Memory management determines throughput. More concurrent requests = higher throughput, but each request needs KV cache memory. The scheduler must balance request count against available memory.
PAGED ATTENTION
Traditional KV cache allocates contiguous memory for max sequence length, wasting memory for shorter sequences. Paged attention allocates memory in fixed-size blocks, like virtual memory in operating systems.
Benefits: No wasted memory for shorter sequences. Better memory fragmentation management. Enables memory sharing across requests (for common prefixes). vLLM implements paged attention and achieves 2-4x better memory efficiency.
MEMORY OFFLOADING
When GPU memory is exhausted, offload KV cache to CPU memory. This is slower but allows serving more concurrent requests.

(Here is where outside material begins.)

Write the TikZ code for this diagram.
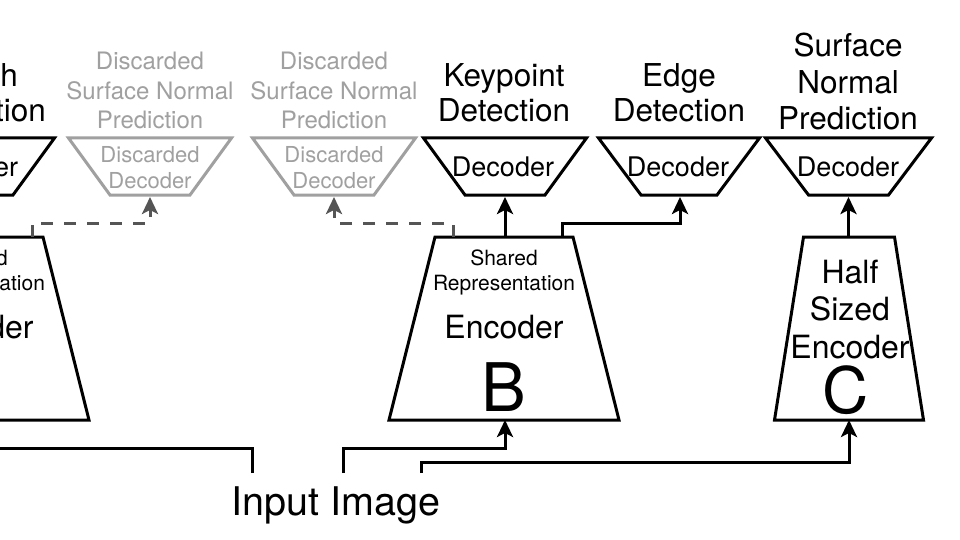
\documentclass[tikz,border=0pt]{standalone}
\usepackage{fontspec}
\setmainfont{TeX Gyre Heros}
\usetikzlibrary{arrows.meta}
\newcommand\myfs[2]{\fontsize{#1}{#2}\selectfont}
\newcommand\trapz[6]{\draw[#1] ({#2-#5},#3) -- ({#2+#5},#3) -- ({#2+#6},#4) -- ({#2-#6},#4) -- cycle;}
\definecolor{discgray}{HTML}{A0A0A0}
\definecolor{dashgray}{HTML}{555555}
\begin{document}
\begin{tikzpicture}[x=1pt,y=-1pt,
  shapeline/.style={draw=black,line width=3pt,line join=miter},
  discline/.style={draw=discgray,line width=3pt,line join=miter},
  conn/.style={draw=black,line width=3pt},
  dconn/.style={draw=dashgray,line width=3pt,dash pattern=on 12pt off 11pt},
  arr/.style={-{Stealth[length=17pt,width=16pt,inset=4pt]}},
  darr/.style={-{Stealth[length=17pt,width=16pt,inset=4pt,color=dashgray]}},
  lbl/.style={inner sep=0pt,align=center,anchor=base},
  dlbl/.style={lbl,text=discgray}]
\useasboundingbox (0,0) rectangle (960,540);
\clip (0,0) rectangle (960,540);
\fill[white] (0,0) rectangle (960,540);
% decoders
\trapz{shapeline}{-27}{138}{195}{81.5}{40}
\trapz{discline}{150}{138}{195}{81.5}{40}
\trapz{discline}{334}{138}{195}{81.5}{40}
\trapz{shapeline}{505}{138}{195}{81.5}{40}
\trapz{shapeline}{679}{138}{195}{80.5}{38}
\trapz{shapeline}{848.5}{138}{195}{83}{40}
% encoders
\trapz{shapeline}{-26}{237}{420}{69}{115}
\trapz{shapeline}{504}{237}{420}{69}{115}
\trapz{shapeline}{849}{237}{420}{45.5}{74.5}
% coordinates
\coordinate (Abot) at (-26,420);
\coordinate (Atick) at (32,237);
\coordinate (Btop) at (505,237);
\coordinate (Bbot) at (505,420);
\coordinate (Bedge) at (562,237);
\coordinate (Btick) at (453,237);
\coordinate (Ctop) at (848.5,237);
\coordinate (Cbot) at (849,420);
\coordinate (Kin) at (505,197);
\coordinate (Ein) at (680,197);
\coordinate (Sin) at (848.5,197);
\coordinate (D1in) at (150,197);
\coordinate (D2in) at (334,197);
\coordinate (inA) at (252,473);
\coordinate (inB) at (343,473);
\coordinate (inC) at (421,473);
% text
\node[lbl,font=\myfs{31.5}{35}] (depth) at (-24,122) {Depth\\Prediction};
\node[lbl,font=\myfs{27}{30}] (decL) at (-33,176) {Decoder};
\node[dlbl,font=\myfs{24}{29.5}] (disc1) at (150,129) {Discarded\\Surface Normal\\Prediction};
\node[dlbl,font=\myfs{24}{29.5}] (disc2) at (334,129) {Discarded\\Surface Normal\\Prediction};
\node[dlbl,font=\myfs{22}{25}] (dd1) at (150,188) {Discarded\\Decoder};
\node[dlbl,font=\myfs{22}{25}] (dd2) at (334,188) {Discarded\\Decoder};
\node[lbl,font=\myfs{31.5}{35}] (kp) at (504,122) {Keypoint\\Detection};
\node[lbl,font=\myfs{31.5}{35}] (ed) at (679,122) {Edge\\Detection};
\node[lbl,font=\myfs{31.5}{36.5}] (sn) at (848,130) {Surface\\Normal\\Prediction};
\node[lbl,font=\myfs{27}{30}] (dk) at (503,176) {Decoder};
\node[lbl,font=\myfs{27}{30}] (de) at (678,176) {Decoder};
\node[lbl,font=\myfs{27}{30}] (ds) at (848,176) {Decoder};
\node[lbl,font=\myfs{21}{25}] (srA) at (-26,290) {Shared\\Representation};
\node[lbl,font=\myfs{32}{36}] (encA) at (-26,338) {Encoder};
\node[lbl,font=\myfs{21}{25}] (srB) at (504,290) {Shared\\Representation};
\node[lbl,font=\myfs{32}{36}] (encB) at (504,338) {Encoder};
\node[lbl,font=\myfs{67}{70}] (letB) at (504,411) {B};
\node[lbl,font=\myfs{32}{37.5}] (encC) at (850,358) {Half\\Sized\\Encoder};
\node[lbl,font=\myfs{64}{70}] (letC) at (846,413) {C};
\node[lbl,font=\myfs{39.5}{44}] (input) at (336,515) {Input Image};
% connectors
\draw[conn] (inA) -- ++(0,-25) -| (Abot);
\draw[conn,arr] (inB) -- ++(0,-25) -| (Bbot);
\draw[conn,arr] (inC) -- ++(0,-11) -| (Cbot);
\draw[conn,arr] (Btop) -- (Kin);
\draw[conn,arr] (Bedge) -- ++(0,-14) -| (Ein);
\draw[conn,arr] (Ctop) -- (Sin);
\draw[dconn,darr] (Atick) -- ++(0,-14) -| (D1in);
\draw[dconn,darr] (Btick) -- ++(0,-14) -| (D2in);
\end{tikzpicture}
\end{document}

Trade-off: CPU-to-GPU transfer adds latency (~1-5ms per token depending on cache size). Acceptable for throughput-focused batch workloads. Not suitable for latency-critical interactive use.
Tiered approach: keep hot requests on GPU, cold requests (waiting, low priority) on CPU. Move requests between tiers based on activity.
PREEMPTION STRATEGIES
When memory is tight, preempt lower-priority requests to make room for higher-priority ones.
Options: Swap KV cache to CPU (preserve progress, resume later). Drop KV cache entirely (restart generation from scratch). The choice depends on request priority and expected remaining length.